▶ [DIRECTIONS FOR THIS TASK]
Write out the data below exactly as given, without any of its pictures.

▶ [STORED DATA]

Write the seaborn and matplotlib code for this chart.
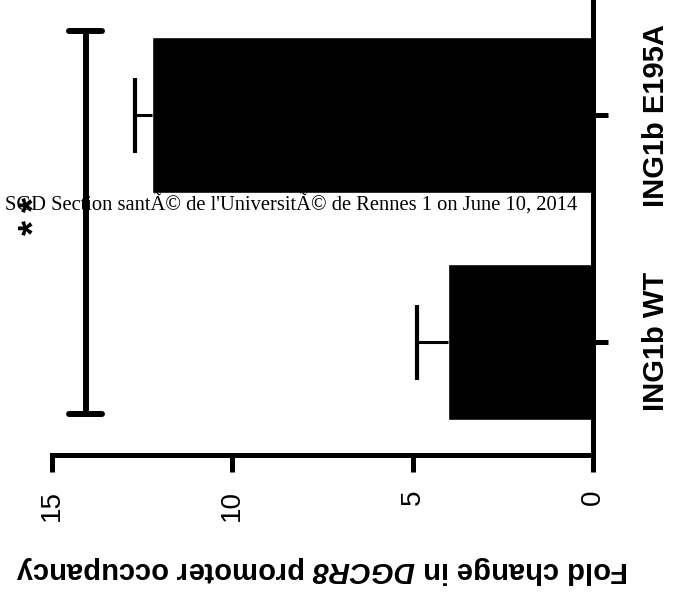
"""
plot.py - ChIP fold change of DGCR8 promoter occupancy (rotated bar chart).
"""

import matplotlib
matplotlib.use("Agg")
import matplotlib.pyplot as plt
import numpy as np
import pandas as pd
import seaborn as sns


# ── Data ─────────────────────────────────────────────────────────────────────
GROUPS     = ["ING1b E195A", "ING1b WT"]
FOLD_MEAN  = [12.23, 4.02]
FOLD_SEM   = [0.46, 0.86]
X_TICKS    = [0, 5, 10, 15]
SIG_LABEL  = "**"
SIG_X      = 14.06
X_LABEL    = r"Fold change in $\mathbfit{DGCR8}$ promoter occupancy"
WATERMARK  = "SGD Section santÃ© de l'UniversitÃ© de Rennes 1 on June 10, 2014"


# ── Style ────────────────────────────────────────────────────────────────────
sns.set_style("ticks", {"axes.edgecolor": "black", "xtick.color": "black",
                        "ytick.color": "black", "text.color": "black",
                        "axes.labelcolor": "black"})
plt.rcParams["font.family"] = ["Liberation Sans", "DejaVu Sans"]
plt.rcParams["mathtext.fontset"] = "custom"
plt.rcParams["mathtext.bfit"] = "Liberation Sans:italic:bold"
plt.rcParams["mathtext.bf"] = "Liberation Sans:bold"
plt.rcParams["mathtext.it"] = "Liberation Sans:italic"
plt.rcParams["mathtext.rm"] = "Liberation Sans"

LW = 3.6  # ~5 px spine

df = pd.DataFrame({"group": GROUPS, "fold": FOLD_MEAN})

fig = plt.figure(figsize=(6.76, 6.06), dpi=100)
ax = fig.add_axes([52 / 676, 1 - 455 / 606, (593 - 52) / 676, (455 - 2) / 606])

sns.barplot(data=df, x="fold", y="group", order=GROUPS, color="black",
            width=0.69, errorbar=None, orient="h", ax=ax, saturation=1)

ypos = ax.get_yticks()

# one-sided error bars (outward only, cap on the outer end)
_, caps, _ = ax.errorbar(FOLD_MEAN, ypos, xerr=[[0] * len(FOLD_SEM), FOLD_SEM],
                         fmt="none", ecolor="black", elinewidth=2.2,
                         capsize=27, capthick=3.0, zorder=3)
for cap in caps:
    if np.allclose(cap.get_xdata(), FOLD_MEAN):
        cap.set_visible(False)

# significance bracket
y_top, y_bot = ypos[0] - 0.37, ypos[-1] + 0.32
ax.plot([SIG_X, SIG_X], [y_top, y_bot], color="black", lw=4.3,
        solid_capstyle="butt", zorder=4, clip_on=False)
for yy in (y_top, y_bot):
    ax.plot([SIG_X - 0.46, SIG_X + 0.46], [yy, yy], color="black", lw=4.3,
            solid_capstyle="round", zorder=4, clip_on=False)
y_mid = (y_top + y_bot) / 2 - 0.03
for k, star in enumerate(SIG_LABEL):
    ax.text(15.45, y_mid + (k - 0.5) * 0.1, star, rotation=90, ha="center",
            va="center", fontsize=28, fontweight="bold", clip_on=False,
            zorder=5)

# axes
ax.set_xlim(15, 0)
ax.set_ylim(len(GROUPS) - 0.5, -0.5)
ax.set_xticks(X_TICKS)
ax.set_xticklabels([str(t) for t in X_TICKS], rotation=90, fontsize=20)

ax.yaxis.tick_right()
ax.set_yticks(ypos)
ax.set_yticklabels(GROUPS, rotation=90, fontsize=21, fontweight="bold",
                   va="center")
ax.set_ylabel("")
ax.set_xlabel(X_LABEL, rotation=180, fontsize=21, fontweight="bold",
              labelpad=24)

for side in ("left", "top"):
    ax.spines[side].set_visible(False)
for side in ("right", "bottom"):
    ax.spines[side].set_linewidth(LW)
    ax.spines[side].set_color("black")
ax.tick_params(axis="x", length=12, width=LW, pad=13, direction="out",
               color="black")
ax.tick_params(axis="y", length=11, width=LW, pad=24, direction="out",
               right=True, left=False, labelright=True, labelleft=False,
               color="black")

# download stamp
fig.text(5 / 676, 1 - 205 / 606, WATERMARK, family=["Liberation Serif"],
         fontsize=14.8, ha="left", va="center", zorder=2)

plt.savefig("out.png", dpi=100)
plt.close()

▶ [CORRECT ANSWER]
Write the seaborn and matplotlib code for this chart.
"""
plot.py - ChIP fold change of DGCR8 promoter occupancy (rotated bar chart).
"""

import matplotlib
matplotlib.use("Agg")
import matplotlib.pyplot as plt
import numpy as np
import pandas as pd
import seaborn as sns


# ── Data ─────────────────────────────────────────────────────────────────────
GROUPS     = ["ING1b E195A", "ING1b WT"]
FOLD_MEAN  = [12.23, 4.02]
FOLD_SEM   = [0.46, 0.86]
X_TICKS    = [0, 5, 10, 15]
SIG_LABEL  = "**"
SIG_X      = 14.06
X_LABEL    = r"Fold change in $\mathbfit{DGCR8}$ promoter occupancy"
WATERMARK  = "SGD Section santÃ© de l'UniversitÃ© de Rennes 1 on June 10, 2014"


# ── Style ────────────────────────────────────────────────────────────────────
sns.set_style("ticks", {"axes.edgecolor": "black", "xtick.color": "black",
                        "ytick.color": "black", "text.color": "black",
                        "axes.labelcolor": "black"})
plt.rcParams["font.family"] = ["Liberation Sans", "DejaVu Sans"]
plt.rcParams["mathtext.fontset"] = "custom"
plt.rcParams["mathtext.bfit"] = "Liberation Sans:italic:bold"
plt.rcParams["mathtext.bf"] = "Liberation Sans:bold"
plt.rcParams["mathtext.it"] = "Liberation Sans:italic"
plt.rcParams["mathtext.rm"] = "Liberation Sans"

LW = 3.6  # ~5 px spine

df = pd.DataFrame({"group": GROUPS, "fold": FOLD_MEAN})

fig = plt.figure(figsize=(6.76, 6.06), dpi=100)
ax = fig.add_axes([52 / 676, 1 - 455 / 606, (593 - 52) / 676, (455 - 2) / 606])

sns.barplot(data=df, x="fold", y="group", order=GROUPS, color="black",
            width=0.69, errorbar=None, orient="h", ax=ax, saturation=1)

ypos = ax.get_yticks()

# one-sided error bars (outward only, cap on the outer end)
_, caps, _ = ax.errorbar(FOLD_MEAN, ypos, xerr=[[0] * len(FOLD_SEM), FOLD_SEM],
                         fmt="none", ecolor="black", elinewidth=2.2,
                         capsize=27, capthick=3.0, zorder=3)
for cap in caps:
    if np.allclose(cap.get_xdata(), FOLD_MEAN):
        cap.set_visible(False)

# significance bracket
y_top, y_bot = ypos[0] - 0.37, ypos[-1] + 0.32
ax.plot([SIG_X, SIG_X], [y_top, y_bot], color="black", lw=4.3,
        solid_capstyle="butt", zorder=4, clip_on=False)
for yy in (y_top, y_bot):
    ax.plot([SIG_X - 0.46, SIG_X + 0.46], [yy, yy], color="black", lw=4.3,
            solid_capstyle="round", zorder=4, clip_on=False)
y_mid = (y_top + y_bot) / 2 - 0.03
for k, star in enumerate(SIG_LABEL):
    ax.text(15.45, y_mid + (k - 0.5) * 0.1, star, rotation=90, ha="center",
            va="center", fontsize=28, fontweight="bold", clip_on=False,
            zorder=5)

# axes
ax.set_xlim(15, 0)
ax.set_ylim(len(GROUPS) - 0.5, -0.5)
ax.set_xticks(X_TICKS)
ax.set_xticklabels([str(t) for t in X_TICKS], rotation=90, fontsize=20)

ax.yaxis.tick_right()
ax.set_yticks(ypos)
ax.set_yticklabels(GROUPS, rotation=90, fontsize=21, fontweight="bold",
                   va="center")
ax.set_ylabel("")
ax.set_xlabel(X_LABEL, rotation=180, fontsize=21, fontweight="bold",
              labelpad=24)

for side in ("left", "top"):
    ax.spines[side].set_visible(False)
for side in ("right", "bottom"):
    ax.spines[side].set_linewidth(LW)
    ax.spines[side].set_color("black")
ax.tick_params(axis="x", length=12, width=LW, pad=13, direction="out",
               color="black")
ax.tick_params(axis="y", length=11, width=LW, pad=24, direction="out",
               right=True, left=False, labelright=True, labelleft=False,
               color="black")

# download stamp
fig.text(5 / 676, 1 - 205 / 606, WATERMARK, family=["Liberation Serif"],
         fontsize=14.8, ha="left", va="center", zorder=2)

plt.savefig("out.png", dpi=100)
plt.close()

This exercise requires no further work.